Energy regulator Ofgem has today unveiled plans to up-end the way energy firms introduce price increases, putting power back in the hands of consumers.
At the moment, companies have up to 65 days in which to notify consumers after they have put up energy prices. Consumers then have 20 days to switch supplier if they wish to avoid paying the price increase.
Now Ofgem wants suppliers to give consumers 30 days warning before putting up prices.
By law, Ofgem has to consult with the suppliers over the change and the suppliers have to consent to it. Should they attempt to block it, the government has indicated it will take action to enforce the changes under the Energy Act 2010.
If unopposed, the 30-day rule could come into effect by January.

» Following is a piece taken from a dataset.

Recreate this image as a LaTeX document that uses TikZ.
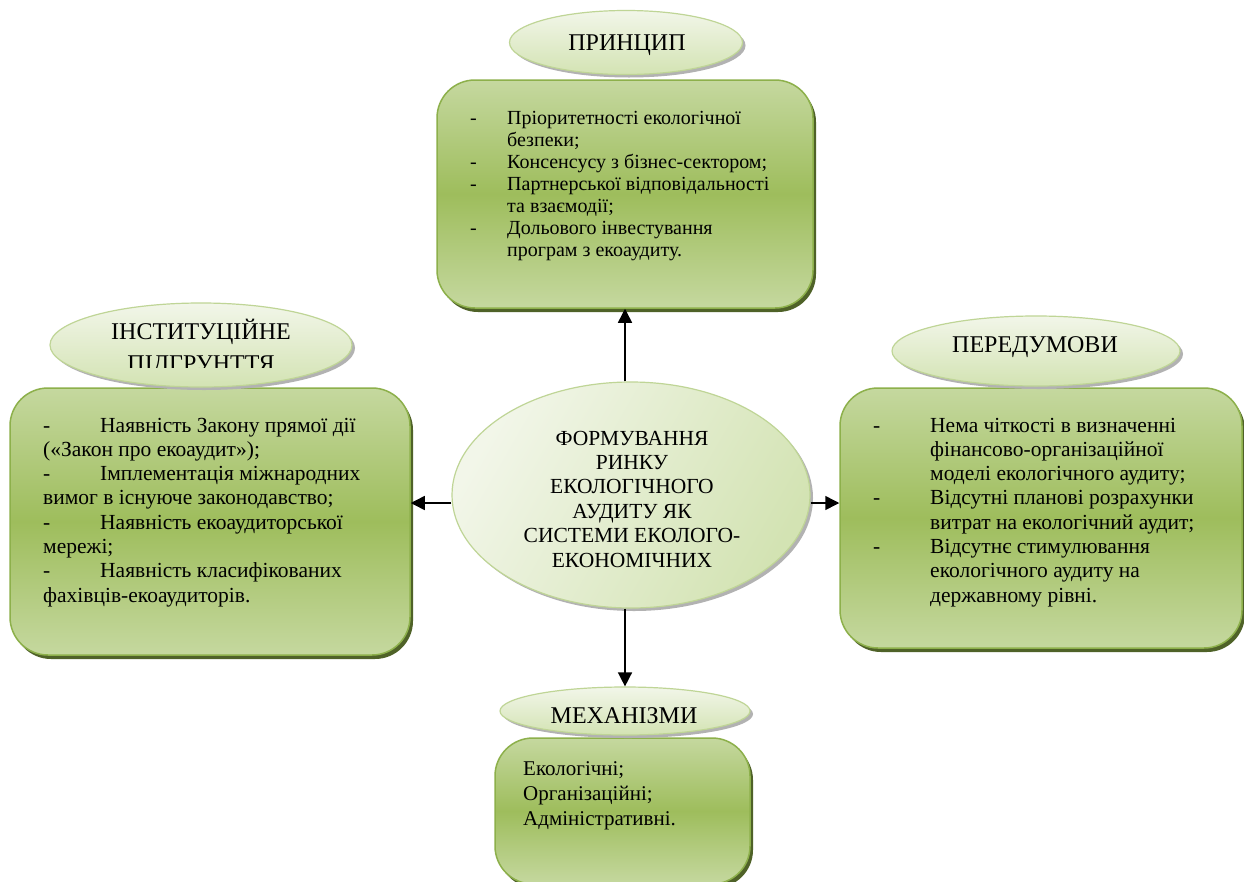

Energy secretary Chris Huhne said today: “This is a welcome step forward in getting energy companies to play fair with their customers by giving advance notice of price increases. It’s important people know about price hikes before they are charged, so they can budget. In any other business, customers know the price before they buy.”
H added: “The best result for consumers will be if energy companies don’t block the changes that Ofgem propose. But if they do, I won’t hesitate to use my powers to end for good the practice of surprise energy bill hikes, if that’s what consultation shows to be necessary.”
Mr Huhne has already warned energy companies not to block changes which would give consumers advance warning of hikes in bill.
Ofgem’s senior partner for markets, Andrew Wright, said: “A month’s notice of price increases, along with annual energy statements and better information on bills, will empower consumers by giving them the facts about how much their energy costs. This information makes it easier to shop around for a better energy deal and to evaluate the benefits energy efficiency measures can deliver.
“Companies should be under no illusions: we will continue to keep the effectiveness of the energy market under review and will not hesitate to bring forward further measures to protect consumers if the evidence shows them to be necessary. We intend to make sure that our current reforms stick, as our investigation of door-step selling demonstrates.”